The vote divided almost entirely along party lines. Labour and Labour and Co-operative MPs voted unanimously in favour, joined by the four Green Party MPs and three independents. Every Conservative, Liberal Democrat, Reform UK, Scottish National Party, Plaid Cymru, and Ulster Unionist MP who voted did so against. There were no notable cross-party rebellions in either direction.
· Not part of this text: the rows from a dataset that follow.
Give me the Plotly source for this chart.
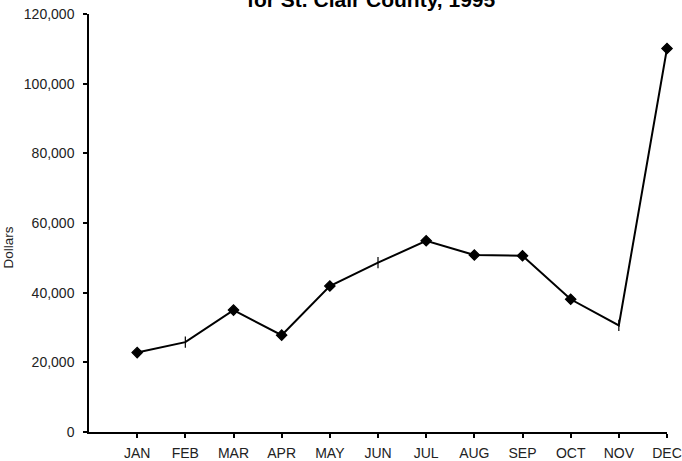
import plotly.graph_objects as go

months = ["JAN", "FEB", "MAR", "APR", "MAY", "JUN", "JUL", "AUG", "SEP", "OCT", "NOV", "DEC"]
dollars = [22800, 25800, 35000, 27800, 41900, 48600, 54900, 50800, 50600, 38100, 30600, 110100]
symbols = ["diamond", "line-ns-open", "diamond", "diamond", "diamond", "line-ns-open",
           "diamond", "diamond", "diamond", "diamond", "line-ns-open", "diamond"]
y_ticks = [0, 20000, 40000, 60000, 80000, 100000, 120000]

x_idx = list(range(len(months)))

fig = go.Figure()
fig.add_trace(go.Scatter(
    x=x_idx, y=dollars, mode="lines+markers",
    line=dict(color="black", width=2),
    marker=dict(symbol=symbols, size=8, color="black",
                line=dict(color="black", width=1.2)),
    cliponaxis=False, showlegend=False,
))

fig.update_layout(
    width=682, height=461,
    margin=dict(l=89, r=15, t=14, b=29),
    paper_bgcolor="white", plot_bgcolor="white",
    font=dict(family="Liberation Sans, Arial, sans-serif", size=14, color="#222"),
    annotations=[
        dict(text="<b>for St. Clair County, 1995</b>", xref="paper", yref="paper",
             x=(371 - 89) / (682 - 89 - 15), y=1.0, yanchor="bottom", xanchor="center",
             yshift=1, showarrow=False, font=dict(size=21, color="black")),
        dict(text="Dollars", xref="paper", yref="paper", x=0, y=0.44,
             xanchor="center", yanchor="middle", xshift=8.5 - 89, textangle=-90,
             showarrow=False, font=dict(size=13.5, color="#222")),
    ],
)
fig.update_xaxes(
    range=[-1, 11], tickvals=x_idx, ticktext=months,
    showline=True, linecolor="black", linewidth=1.5,
    ticks="outside", ticklen=4, tickcolor="black", tickwidth=1.5,
    showgrid=False, zeroline=False, automargin=False,
    tickfont=dict(size=14, color="#222"), ticklabelstandoff=3,
)
fig.update_yaxes(
    range=[0, 120000], tickvals=y_ticks, tickformat=",",
    showline=True, linecolor="black", linewidth=1.5,
    ticks="outside", ticklen=4, tickcolor="black", tickwidth=1.5,
    showgrid=False, zeroline=False, automargin=False,
    tickfont=dict(size=14, color="#222"), ticklabelstandoff=6,
)

fig.write_html("out.html", config={"displayModeBar": False},
               post_script="document.body.style.margin='0';")
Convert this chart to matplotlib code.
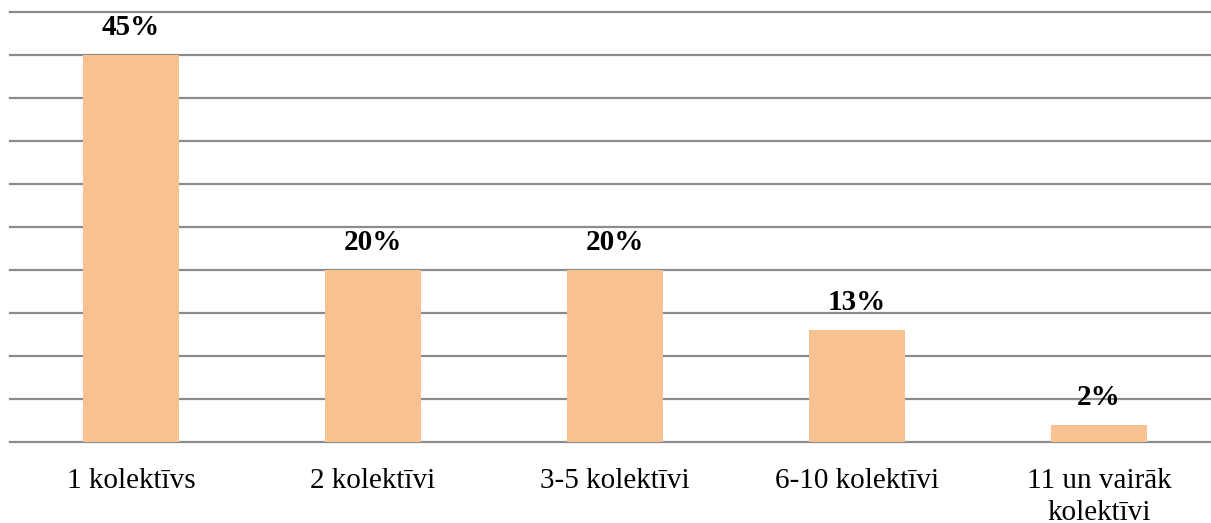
import matplotlib
matplotlib.use('Agg')
import matplotlib.pyplot as plt

# Data
categories = ['1 kolektīvs', '2 kolektīvi', '3-5 kolektīvi', '6-10 kolektīvi',
              '11 un vairāk\nkolektīvi']
values = [45, 20, 20, 13, 2]
value_labels = ['45%', '20%', '20%', '13%', '2%']

bar_color = '#F8C290'
grid_color = '#8C8C8C'

plt.rcParams['font.family'] = ['Liberation Serif', 'DejaVu Serif']

fig = plt.figure(figsize=(12.11, 5.23), dpi=100)
ax = fig.add_axes([10 / 1211, 1 - 442 / 523, 1201 / 1211, 430 / 523])

x = range(len(categories))
bars = ax.bar(x, values, width=0.4, color=bar_color, zorder=3)

ax.set_ylim(0, 50)
ax.set_xlim(-0.5, -0.5 + 1201 / 242)
ax.set_yticks(range(0, 51, 5))
ax.yaxis.grid(True, color=grid_color, linewidth=1.6, zorder=0)
for gl in ax.get_ygridlines():
    gl.set_clip_on(False)
ax.tick_params(axis='y', left=False, labelleft=False)
ax.tick_params(axis='x', length=0, pad=19, labelsize=21)
ax.set_xticks(list(x))
ax.set_xticklabels(categories, linespacing=1.3)
for side in ['top', 'right', 'left', 'bottom']:
    ax.spines[side].set_visible(False)

for b, lab in zip(bars, value_labels):
    ax.annotate(lab, (b.get_x() + b.get_width() / 2, b.get_height()),
                xytext=(0, 10), textcoords='offset points',
                ha='center', va='bottom', fontsize=21, fontweight='bold')

fig.savefig('out.png', dpi=100)
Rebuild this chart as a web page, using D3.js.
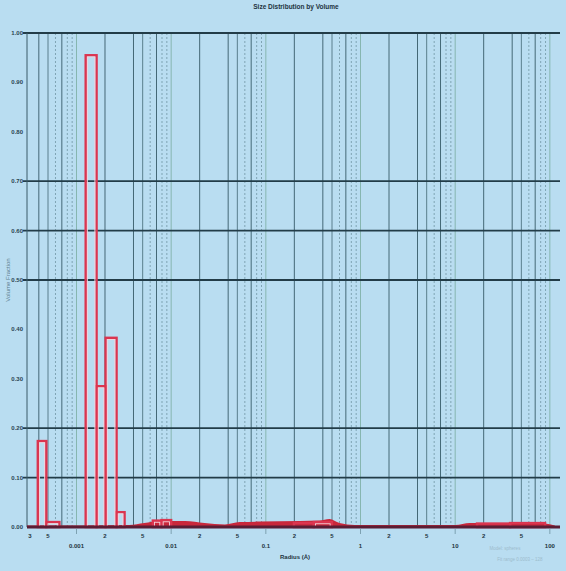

The Bill sits within the broader context of the government's autumn 2025 Budget and is described by ministers as a companion piece to the Finance Bill debated the previous day.
How They Voted
Government position: Aye
What They Said in the Debate
Conservative · Wyre Forest
This is a £4.8bn tax raid on savers that contradicts the government's own financial inclusion strategy; it will discourage pension saving when adequacy is a crisis, hits middle-income earners disproportionately, and creates administrative chaos for 290,000 employers.
Voted No
Liberal Democrat · Torbay
The policy creates a double whammy: short-term revenue for the government but long-term pain for savers; 40% of people are already unlikely to invest in pensions, and the measure adds to business burdens already from energy costs and previous NI hikes.
Voted No
SNP · Moray West, Nairn and Strathspey
Labour has broken its manifesto pledge not to raise NI; the CBI and ABI warn this is a tax on doing the right thing that will damage growth and pension saving; behavioural changes may mean far less revenue than the OBR forecasts.
Voted No
Conservative · Solihull West and Shirley
The Bill taxes aspiration and penalizes prudence; it discourages savings at exactly the wrong time and will disproportionately burden women returning from maternity leave who seek to catch up contributions.
Voted No
Conservative · North Bedfordshire
Another anti-aspiration measure that breaks Labour's tax pledge; the OBR figures appear inflated by timing to maximize 2029-30 revenue; the policy worsens private-sector pension security compared to public-sector gold-plated schemes.
Voted No
DUP · Strangford
Raises serious concerns about cost-of-living pressures on small businesses already facing utility increases of 52.7%, labour costs up 51.5%, and taxes up 47.2%.
Voted No
Labour · Swansea West
The cap is necessary, pragmatic, and fair; salary sacrifice costs are exploding (to £8bn/year), benefits disproportionately flow to high earners, and the policy protects 95% of those earning under £30k while giving businesses nearly 4 years to adjust.
Voted Aye
Labour · Chipping Barnet
The cap is fair targeting of a £75bn-per-year relief; low-wage workers cannot access salary sacrifice anyway, so they are unaffected; the long implementation gives businesses time to plan and the OBR costing is dynamic and robust.